Photo courtesy Oh! Chocolate

Gertie’s earliest inspiration for Oh! Chocolate came shortly after the bombing of Pearl Harbor. Knowing that chocolates would bring comfort and calm to her community, she instinctively served visiting neighbors her chocolates during a blackout period. Carl, seeing her growing passion for and curiosity about chocolate making, built her a small air-conditioned room for her to work on her recipes, and when the couple moved to Wenatchee after World War II, they opened their first chocolate shop. At the insistence of their eldest daughter, they moved to Mercer Island, where they believed a shop for artisan chocolates in a small, yet growing community near Seattle would gain more traction. In the shop’s earliest days, Gertie made all the chocolates, while Carl greeted each person who walked through the door with a complimentary truffle or caramel. 
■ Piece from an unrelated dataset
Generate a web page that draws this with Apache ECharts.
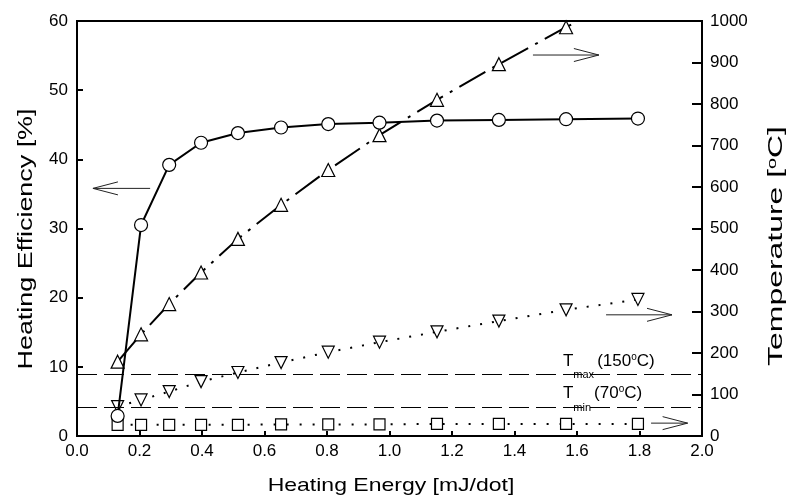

Many Mercer Island kids grew up relishing trips to the shop, knowing the motto meant a chocolate sample always awaited. When those children went off to college, their parents would send them chocolates from the shop, Masaoka says. “When they come back home from college, they come here. They get married and have children. They bring them, and their kids get chocolate.”

Margo Masaoka in Oh! Chocolate. Photo courtesy Oh! Chocolate

Oh! Chocolate welcomes them all from its traditional corner chocolate shop façade, with a black and white striped awning and its name on the door in cursive-like script. Inside, the warm, caramel-colored walls glow pink from a line of small red lampshades. Multi-colored stripes and textures differentiate the abundance of truffles and caramels in the glass case: the smooth white chocolate shell denotes the Mercer Island latte truffle, light blue stripes on dark chocolate signify bourbon, a zig-zag of violet on milk chocolate represents the Pacific Northwest blackberry, and a dusting of earthy red marks the notable mango habanero.

“Many of the little girls grow up and they’ll have their favorite flavors at their weddings and use our chocolates for wedding favors,” says Masaoka. “It becomes a part of their life.”

Though a banner hangs above the Oh! Chocolate storefront announcing the shop’s 37th anniversary, much of the shop remains unchanged since Gertie and Carl founded it. As the shop transitions to its third-generation owners, it continues to welcome a third-generation of regulars who look forward to samples of chocolate, with Ty now welcoming visitors as Carl once did, with a smile and a sample. 

Oh! Chocolate is located at 2703 76th Avenue SE on Mercer Island and online at OhChocolate.Com.